As Independence officials work their way through some big decisions this year regarding utilities, a what-might-have-been story is helpful.

Blue Springs has landed the Faurecia auto supplier plant, bringing the promise of 300 jobs by this time next year. The city approved a $69 million tax abatement plan.

Independence was in the running for that plant. Faurecia looked at the site on Noland Road just north of Cargo Largo.

Tom Lesnak, president and CEO of the Independence Economic Development Council and the Independence Chamber of Commerce, points out that many factors are in play in business developments. In this case, the high cost of the land on Noland was one factor. Access, complicated by the busy rail line there, was another. And Blue Springs put more direct assistance on the table than Independence would, Lesnak said.

“In Blue Springs, they gave a very aggressive incentive package,” he said.

But what brought the talks to a halt was the cost of electricity. Specifically, Independence Power & Light rates are 60 percent higher, the company said, than what it pays at a similar plant in Kentucky. That’s a difference of about $600,000 a year.

“When they stopped talking to us,” Lesnak said, “it was over the utility issue.”

This isn’t new. The city for some time has tried to figure out how to balance residential, commercial and industrial rates.

“Everybody realizes it’s an issue,” Lesnak said.

This conversation came up last week at Mayor Eileen Weir’s Leadership Exchange group. Those meetings include a range of civic leaders and are open to anyone.

Mayor Weir agreed that commercial rates are too high and pointed out that the City Council wants IPL to consolidate the nearly two dozen different rates it has.

More fundamentally, growth in the city would help greatly.

“Creating more customers is certainly a sound strategy,” she said.

Ron Finke, president of Stewardship Capital (and a longtime columnist on this page) suggested the city tackle these questions with some urgency. A major facilities report is due to the city this summer.

“We’ve got to fast-track the electric issue,” Finke said.

And he tossed out a broader question: If residents are getting no benefit from an electric utility owned by the city, what’s the point? Why not sell to, oh let’s say, KCP&L?

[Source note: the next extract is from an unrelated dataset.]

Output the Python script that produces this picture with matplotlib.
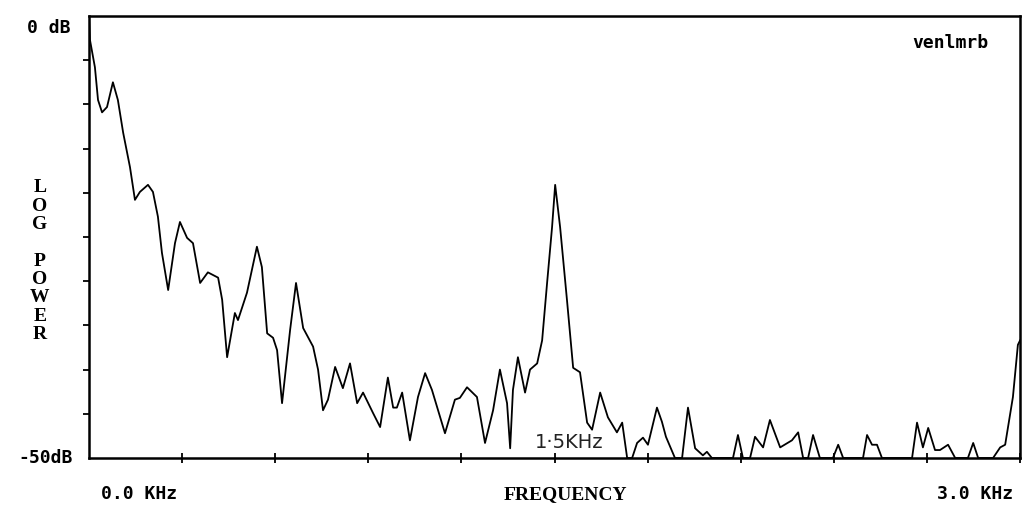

“But nobody wants to talk about that,” Finke said.

“Oh,” Mayor Weir responded, “it’s being talked about.”

City Manager Zach Walker has said this is the year that the city will have to make IPL decisions that will reverberate for decades. Key in those considerations has to be finding a way toward industrial rates that are fair to homeowners but also attractive enough for the city to compete for the next Faurecia.

New in Blue Springs

Blue Springs has a couple major openings this week. Colonial Gardens, which came under new ownership a year ago and has expanded, has a ribbon-cutting event from 4 p.m. to 6 p.m. today. It’s at 27610 E. Wyatt Road. Then on Friday Orscheln’s formally opens its first store in Eastern Jackson County. It’s at 1100 S.W. Missouri 7 (the corner of 7 and 40). At 11 a.m., there’s a ribbon cutting and a flyover by the KC Flight Team. Grand opening events run through Saturday.

New in Grain Valley

The Grain Valley Partnership, the group formed from the merger last year of the Chamber of Commerce and Economic Development Council, has a new director, Tim Russell.

He spoke briefly at the group’s annual dinner Saturday night and said the growth and other changes in the community in recent years are what caught his attention.

Grain Valley is attractive “because it’s so alive and it’s so exciting right now,” he said.

The partnership gave its annual awards at the dinner:

• The Mary Strack Community Award – Brad Welle, deputy superintendent of the the Grain Valley School District.

• Non-profit of the year – the Grain Valley Assistance Council.

• Business people of the year – Kent and Jennifer Hoffman of Papa Murphy’s.

• Business of the year – the city of Grain Valley.